The Special Administrative Region’s government unveiled the benefit during its latest budget at the end of February as a “one-for-one replacement” plan. The aim of the benefit is to convince more private car owners to go green and switch to electric.

The new car replacement plan will remain effective until Mar. 31, 2021. The old cars must be scrapped and de-registered before the waiver can be applied. The policy is designed to keep owners from having more private cars.

The move, while generally welcome, added a fair bit of confusion to the government’s policy outlook on electric cars.

Just last year, finance chief Paul Chan Mo-Po allowed for a tax break of just HK$97,500 but prior to that, the government had completely waived the first registration tax on electric cars. The first registration tax is roughly equal to the value of the car, which could add up to several hundred thousand dollars in the case of a luxury Tesla.

The government said it cut the benefit in 2017 to limit the number of private cars, including electric ones, in the city’s congested roads.

Rather than limit the number of car purchases, the reduction of the waiver simply pushed more people towards purchases of petrol-powered cars, aggravating roadside air pollution.

“The measure back in 2017 resulted in (sales of) electric cars dropping by 97 percent and gas-powered cars growing by 9 percent,” Lyton Kam, administrator of electric car owner group Tesla Hong Kong Club, told Harbour Times. “Is the policy actually promoting a green environment or worsening the pollution by freezing the electric car market?”

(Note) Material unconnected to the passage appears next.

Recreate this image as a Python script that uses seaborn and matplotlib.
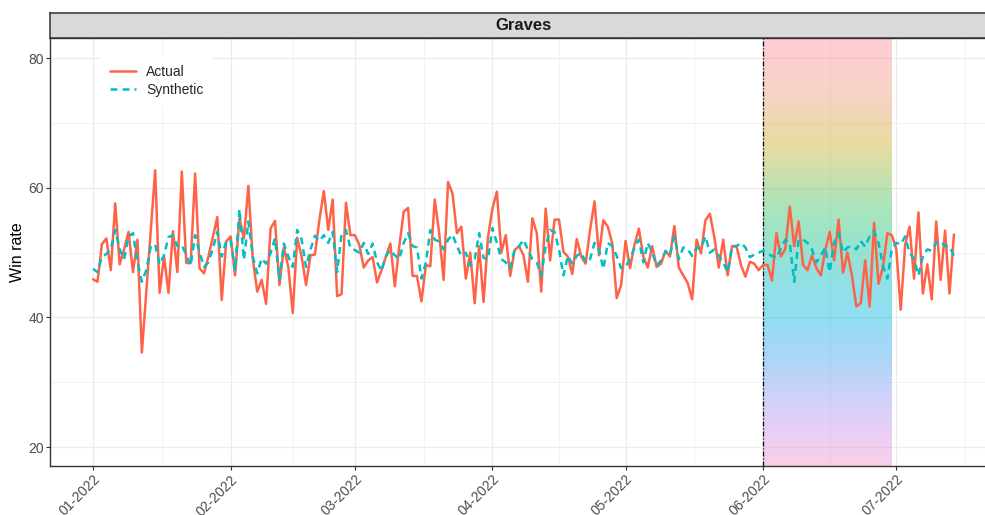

This time, the tax concession of up to $250,000 comes with three conditions. The first is that an old private car must have been first registered for at least six years. Second, the car owner must have been the registered owner of the old car for at least three years. Finally, the old private car must have been licensed for at least 20 of the 24 months immediately prior to its de-registration.

Buyers of electric cars who do not meet the new requirements can still tap the 2017 HK$97,500 waive on the first registration tax until 31 March 2021.

The two waivers can be combined. This means that the first registration tax could potentially be fully waived on electric cars valued at HK$377,500 or below, such as BMW I3 and Tesla’s Model 3.

The aim of the plan is not to subsidize buyers of luxury cars but to promote the use of electric cars.

Kam described the car replacement plan as “a drop of water in the desert” and doubted many petrol-power car owners would be eligible for the new plan or willing to give up their cars to actually take advantage of the incentive which, he suggested, is not big enough due to inadequate support for electric cars.

Still, the new car replacement plan was generally well received.

“The scheme is a good move, but is not significant enough to promote green energy,” Kam said. “Suppressing the number of gas-powered cars is not effective enough in tackling traffic congestion and air pollution. The lack of long-term road planning and the far-from-enough installation of (electric car) chargers are also key issues.”

By the end of December 2017 there were just 1,846 chargers available for public use for around 11,000 registered electric cars in Hong Kong – just 1.4 percent of the 766,000 vehicles on Hong Kong roads.

“Tax incentives alone are not enough to promote a green driving habit. There needs to be better road planning and more charging facilities for electric cars at residential and public carparks to accommodate the growth of electric cars,” Kam said.